[ofa-general] Fwd: [rds-devel] RDS: Fix a bug in RDMA signalling

Olaf Kirch okir at lst.de
Tue May 27 01:14:29 PDT 2008


Oops, this should have gone to ofa-general as well.

Olaf
----------  Forwarded Message  ----------

Subject: [rds-devel] RDS: Fix a bug in RDMA signalling
Date: Tuesday 27 May 2008
From: Olaf Kirch <olaf.kirch at oracle.com>
To: rds-devel at oss.oracle.com

I found an issue with RDMA completions vs. IB connection teardown
yesterday - the patch seems correct to me (and passed my testing),
but I would appreciate a second set of eyeballs, and some additional
testing (Rick, can you spin the crload wheel with this one, please?)

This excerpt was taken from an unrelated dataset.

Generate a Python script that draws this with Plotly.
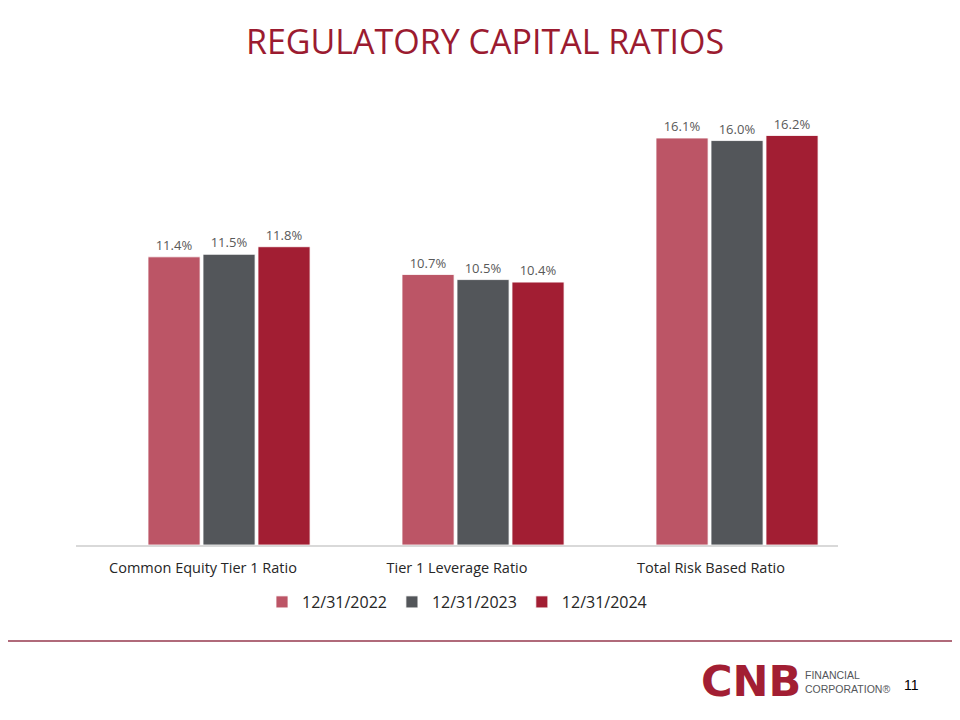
import plotly.graph_objects as go

# Chart values
categories = ["Common Equity Tier 1 Ratio", "Tier 1 Leverage Ratio", "Total Risk Based Ratio"]
series_names = ["12/31/2022", "12/31/2023", "12/31/2024"]
ratios_2022 = [11.4, 10.7, 16.1]
ratios_2023 = [11.5, 10.5, 16.0]
ratios_2024 = [11.8, 10.4, 16.2]
series_values = [ratios_2022, ratios_2023, ratios_2024]

colors = ["#BC5566", "#53565A", "#A21E33"]
offsets = [-0.2165, 0.0, 0.2165]

# the page adds an 8px body margin, so the figure is drawn 8px in
PAD = 8
W, H = 960 - PAD, 720 - PAD
ML, MR, MT, MB = 76 - PAD, 122, 90 - PAD, 175
plot_w = W - ML - MR
plot_h = H - MT - MB


def px_x(px):
    return (px - PAD - ML) / plot_w


def px_y(py):
    return (H - MB - (py - PAD)) / plot_h


fig = go.Figure()
for name, vals, col, off in zip(series_names, series_values, colors, offsets):
    fig.add_trace(go.Bar(
        x=categories, y=vals, name=name,
        marker=dict(color=col, line=dict(color="white", width=0.8)),
        width=0.205, offset=off,
        text=[f"{v:.1f}%" for v in vals], textposition="outside",
        textfont=dict(size=13, color="#595959", family="Open Sans"),
        cliponaxis=False,
    ))

fig.update_layout(
    width=W, height=H,
    margin=dict(l=ML, r=MR, t=MT, b=MB),
    plot_bgcolor="white", paper_bgcolor="white",
    font=dict(family="Open Sans", color="#262626"),
    barmode="overlay",
    title=dict(text="REGULATORY CAPITAL RATIOS", x=(485 - PAD) / W, xref="container", xanchor="center",
               y=1 - (42 - PAD) / H, yref="container", yanchor="middle",
               font=dict(size=34, color="#9B1B30", family="Open Sans")),
    xaxis=dict(showline=True, linecolor="#D9D9D9", linewidth=1.5, ticks="",
               tickfont=dict(size=14.5, color="#262626"), range=[-0.5, 2.5],
               ticklabelstandoff=9),
    yaxis=dict(range=[0, 18], visible=False, showgrid=False),
    legend=dict(orientation="h", x=0.5, xanchor="center", y=px_y(602), yanchor="middle",
                font=dict(size=16, color="#262626"), itemwidth=30, traceorder="normal"),
    showlegend=True,
)

# bottom rule
fig.add_shape(type="line", xref="paper", yref="paper",
              x0=px_x(0), x1=px_x(968), y0=px_y(641), y1=px_y(641),
              line=dict(color="#B06A7A", width=2))

# logo and page number
fig.add_annotation(text="<b>CNB</b>", xref="paper", yref="paper", x=px_x(751), y=px_y(681),
                   xanchor="center", yanchor="middle", showarrow=False,
                   font=dict(size=43, color="#A21E33", family="DejaVu Sans"))
fig.add_annotation(text="FINANCIAL<br>CORPORATION®", xref="paper", yref="paper",
                   x=px_x(803), y=px_y(682), xanchor="left", yanchor="middle", align="left",
                   showarrow=False, font=dict(size=10.5, color="#53565A", family="Liberation Sans"))
fig.add_annotation(text="11", xref="paper", yref="paper", x=px_x(912), y=px_y(685),
                   xanchor="center", yanchor="middle", showarrow=False,
                   font=dict(size=14, color="#000000", family="Liberation Sans"))

fig.write_html("out.html")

Vlad, is there any chance to get this into 1.3.1? I think I remember
that rc2 (which is out already) was supposed to be the final release
candidate for 1.3.1 - correct?

The patch is also available from my tree at
git://git.openfabrics.org/~okir/ofed_1_3/linux-2.6.git code-drop-20080527

Olaf
-------------------
From: Olaf Kirch <olaf.kirch at oracle.com>
Subject: RDS: Fix a bug in RDMA signalling

Code inspection revealed a problem in the way we signal RDMA
completions to user space when a connection goes down.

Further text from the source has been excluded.